Job
Copy the listing verbatim, excluding any images found in it.

***

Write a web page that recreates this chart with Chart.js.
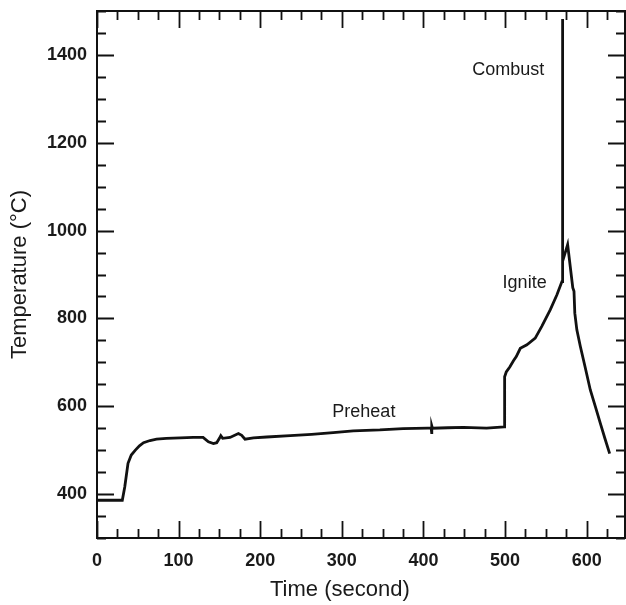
<!DOCTYPE html>
<html>
<head>
<meta charset="utf-8">
<script src="https://cdn.jsdelivr.net/npm/chart.js@4.4.1/dist/chart.umd.min.js"></script>
<style>
    html, body { margin: 0; padding: 0; background: #fff; }
</style>
</head>
<body>
<canvas id="temp_chart" width="626" height="605"></canvas>
<script>
// temperature trace
const times = [0, 30, 31, 34, 38, 42, 47, 52, 57, 65, 73, 85, 102, 118, 130, 136.5, 142.7, 146.7, 150, 151.7, 154, 163, 173.3, 177.3, 181.4, 191.7, 208, 236.7, 263, 289.4, 314, 346.6, 375, 405, 409.5, 410, 410.5, 411, 430, 449, 477.4, 499, 499.5, 501.5, 506, 510.5, 513.8, 518.7, 526.8, 537, 545, 555.5, 563.6, 569.7, 570, 570.3, 570.8, 576.7, 583, 584.5, 585.5, 588, 592.3, 598.4, 604.5, 610.7, 616.8, 622.5, 628.2];
const temps = [386, 386, 386, 416, 470, 489, 500, 510, 517, 522, 525, 527, 528, 529, 529, 519, 515, 517, 527, 533, 527, 529, 538, 534, 525, 528, 530, 533, 536, 540, 544, 546, 549, 550, 550, 537, 555, 550, 551, 552, 550, 553, 667, 678, 690, 704, 713, 732, 740, 755, 782, 820, 854, 884, 884, 1482, 930, 968, 870, 862, 812, 774, 736, 687, 637, 599, 561, 526, 492];

const xTicks = [0, 100, 200, 300, 400, 500, 600];
const yTicks = [400, 600, 800, 1000, 1200, 1400];
const xMinorStep = 25, yMinorStep = 50;

const noteLabels = ["Combust", "Ignite", "Preheat"];
const noteTimes = [504, 524, 327];
const noteTemps = [1366, 880, 587];

const fontFamily = "'Liberation Sans', Arial, Helvetica, sans-serif";
const ink = "#1a1a1a";

// frame, inward ticks, x title and annotations
const framePlugin = {
    id: "frame",
    afterDraw: function (chart) {
        const ctx = chart.ctx, area = chart.chartArea;
        const xs = chart.scales.x, ys = chart.scales.y;
        ctx.save();
        ctx.strokeStyle = "#111";
        ctx.lineWidth = 1.8;
        for (let v = xs.min; v <= xs.max; v += xMinorStep) {
            let len = (v % 100 === 0) ? 17 : 9;
            let px = Math.round(xs.getPixelForValue(v)) + 0.5;
            ctx.beginPath();
            ctx.moveTo(px, area.bottom); ctx.lineTo(px, area.bottom - len);
            ctx.moveTo(px, area.top); ctx.lineTo(px, area.top + len);
            ctx.stroke();
        }
        for (let v = ys.min; v <= ys.max; v += yMinorStep) {
            let len = (v % 200 === 0) ? 17 : 9;
            let py = Math.round(ys.getPixelForValue(v)) + 0.5;
            ctx.beginPath();
            ctx.moveTo(area.left, py); ctx.lineTo(area.left + len, py);
            ctx.moveTo(area.right, py); ctx.lineTo(area.right - len, py);
            ctx.stroke();
        }
        ctx.lineWidth = 2;
        ctx.strokeRect(area.left, area.top, area.right - area.left, area.bottom - area.top);

        ctx.fillStyle = ink;
        ctx.textAlign = "center";
        ctx.textBaseline = "middle";
        ctx.font = "22px " + fontFamily;
        ctx.fillText("Time (second)", area.left + (area.right - area.left) * 0.46, 590);

        ctx.font = "18px " + fontFamily;
        noteLabels.forEach(function (label, i) {
            ctx.fillText(label, xs.getPixelForValue(noteTimes[i]), ys.getPixelForValue(noteTemps[i]));
        });
        ctx.restore();
    }
};

function noPadding(s) {
    s.paddingTop = 0;
    s.paddingBottom = 0;
    s.paddingLeft = 0;
    s.paddingRight = 0;
}

let chart = new Chart(document.getElementById("temp_chart").getContext("2d"), {
    type: "line",
    data: {
        datasets: [{
            data: times.map(function (t, i) { return { x: t, y: temps[i] }; }),
            borderColor: "#111",
            borderWidth: 2.8,
            pointRadius: 0,
            tension: 0,
            fill: false
        }]
    },
    options: {
        responsive: false,
        animation: false,
        layout: { padding: { left: 0, right: 1, top: 11, bottom: 0 } },
        plugins: {
            legend: { display: false },
            tooltip: { enabled: false }
        },
        scales: {
            x: {
                type: "linear",
                min: 0,
                max: 647,
                afterBuildTicks: function (s) { s.ticks = xTicks.map(function (v) { return { value: v }; }); },
                afterFit: function (s) { s.height = 67; noPadding(s); },
                grid: { display: false, drawTicks: false },
                border: { display: false },
                ticks: {
                    padding: 12,
                    maxRotation: 0,
                    autoSkip: false,
                    color: ink,
                    callback: function (v) { return String(v); },
                    font: { family: fontFamily, size: 18, weight: "bold" }
                }
            },
            y: {
                type: "linear",
                min: 300,
                max: 1500,
                afterBuildTicks: function (s) { s.ticks = yTicks.map(function (v) { return { value: v }; }); },
                afterFit: function (s) { s.width = 97; noPadding(s); },
                grid: { display: false, drawTicks: false },
                border: { display: false },
                ticks: {
                    padding: 10,
                    autoSkip: false,
                    color: ink,
                    callback: function (v) { return String(v); },
                    font: { family: fontFamily, size: 18, weight: "bold" }
                },
                title: {
                    display: true,
                    text: "Temperature (°C)",
                    color: ink,
                    padding: { top: 7, bottom: 0 },
                    font: { family: fontFamily, size: 22 }
                }
            }
        }
    },
    plugins: [framePlugin]
});
</script>
</body>
</html>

***

Answer for the task
Write a web page that recreates this chart with Chart.js.
<!DOCTYPE html>
<html>
<head>
<meta charset="utf-8">
<script src="https://cdn.jsdelivr.net/npm/chart.js@4.4.1/dist/chart.umd.min.js"></script>
<style>
    html, body { margin: 0; padding: 0; background: #fff; }
</style>
</head>
<body>
<canvas id="temp_chart" width="626" height="605"></canvas>
<script>
// temperature trace
const times = [0, 30, 31, 34, 38, 42, 47, 52, 57, 65, 73, 85, 102, 118, 130, 136.5, 142.7, 146.7, 150, 151.7, 154, 163, 173.3, 177.3, 181.4, 191.7, 208, 236.7, 263, 289.4, 314, 346.6, 375, 405, 409.5, 410, 410.5, 411, 430, 449, 477.4, 499, 499.5, 501.5, 506, 510.5, 513.8, 518.7, 526.8, 537, 545, 555.5, 563.6, 569.7, 570, 570.3, 570.8, 576.7, 583, 584.5, 585.5, 588, 592.3, 598.4, 604.5, 610.7, 616.8, 622.5, 628.2];
const temps = [386, 386, 386, 416, 470, 489, 500, 510, 517, 522, 525, 527, 528, 529, 529, 519, 515, 517, 527, 533, 527, 529, 538, 534, 525, 528, 530, 533, 536, 540, 544, 546, 549, 550, 550, 537, 555, 550, 551, 552, 550, 553, 667, 678, 690, 704, 713, 732, 740, 755, 782, 820, 854, 884, 884, 1482, 930, 968, 870, 862, 812, 774, 736, 687, 637, 599, 561, 526, 492];

const xTicks = [0, 100, 200, 300, 400, 500, 600];
const yTicks = [400, 600, 800, 1000, 1200, 1400];
const xMinorStep = 25, yMinorStep = 50;

const noteLabels = ["Combust", "Ignite", "Preheat"];
const noteTimes = [504, 524, 327];
const noteTemps = [1366, 880, 587];

const fontFamily = "'Liberation Sans', Arial, Helvetica, sans-serif";
const ink = "#1a1a1a";

// frame, inward ticks, x title and annotations
const framePlugin = {
    id: "frame",
    afterDraw: function (chart) {
        const ctx = chart.ctx, area = chart.chartArea;
        const xs = chart.scales.x, ys = chart.scales.y;
        ctx.save();
        ctx.strokeStyle = "#111";
        ctx.lineWidth = 1.8;
        for (let v = xs.min; v <= xs.max; v += xMinorStep) {
            let len = (v % 100 === 0) ? 17 : 9;
            let px = Math.round(xs.getPixelForValue(v)) + 0.5;
            ctx.beginPath();
            ctx.moveTo(px, area.bottom); ctx.lineTo(px, area.bottom - len);
            ctx.moveTo(px, area.top); ctx.lineTo(px, area.top + len);
            ctx.stroke();
        }
        for (let v = ys.min; v <= ys.max; v += yMinorStep) {
            let len = (v % 200 === 0) ? 17 : 9;
            let py = Math.round(ys.getPixelForValue(v)) + 0.5;
            ctx.beginPath();
            ctx.moveTo(area.left, py); ctx.lineTo(area.left + len, py);
            ctx.moveTo(area.right, py); ctx.lineTo(area.right - len, py);
            ctx.stroke();
        }
        ctx.lineWidth = 2;
        ctx.strokeRect(area.left, area.top, area.right - area.left, area.bottom - area.top);

        ctx.fillStyle = ink;
        ctx.textAlign = "center";
        ctx.textBaseline = "middle";
        ctx.font = "22px " + fontFamily;
        ctx.fillText("Time (second)", area.left + (area.right - area.left) * 0.46, 590);

        ctx.font = "18px " + fontFamily;
        noteLabels.forEach(function (label, i) {
            ctx.fillText(label, xs.getPixelForValue(noteTimes[i]), ys.getPixelForValue(noteTemps[i]));
        });
        ctx.restore();
    }
};

function noPadding(s) {
    s.paddingTop = 0;
    s.paddingBottom = 0;
    s.paddingLeft = 0;
    s.paddingRight = 0;
}

let chart = new Chart(document.getElementById("temp_chart").getContext("2d"), {
    type: "line",
    data: {
        datasets: [{
            data: times.map(function (t, i) { return { x: t, y: temps[i] }; }),
            borderColor: "#111",
            borderWidth: 2.8,
            pointRadius: 0,
            tension: 0,
            fill: false
        }]
    },
    options: {
        responsive: false,
        animation: false,
        layout: { padding: { left: 0, right: 1, top: 11, bottom: 0 } },
        plugins: {
            legend: { display: false },
            tooltip: { enabled: false }
        },
        scales: {
            x: {
                type: "linear",
                min: 0,
                max: 647,
                afterBuildTicks: function (s) { s.ticks = xTicks.map(function (v) { return { value: v }; }); },
                afterFit: function (s) { s.height = 67; noPadding(s); },
                grid: { display: false, drawTicks: false },
                border: { display: false },
                ticks: {
                    padding: 12,
                    maxRotation: 0,
                    autoSkip: false,
                    color: ink,
                    callback: function (v) { return String(v); },
                    font: { family: fontFamily, size: 18, weight: "bold" }
                }
            },
            y: {
                type: "linear",
                min: 300,
                max: 1500,
                afterBuildTicks: function (s) { s.ticks = yTicks.map(function (v) { return { value: v }; }); },
                afterFit: function (s) { s.width = 97; noPadding(s); },
                grid: { display: false, drawTicks: false },
                border: { display: false },
                ticks: {
                    padding: 10,
                    autoSkip: false,
                    color: ink,
                    callback: function (v) { return String(v); },
                    font: { family: fontFamily, size: 18, weight: "bold" }
                },
                title: {
                    display: true,
                    text: "Temperature (°C)",
                    color: ink,
                    padding: { top: 7, bottom: 0 },
                    font: { family: fontFamily, size: 22 }
                }
            }
        }
    },
    plugins: [framePlugin]
});
</script>
</body>
</html>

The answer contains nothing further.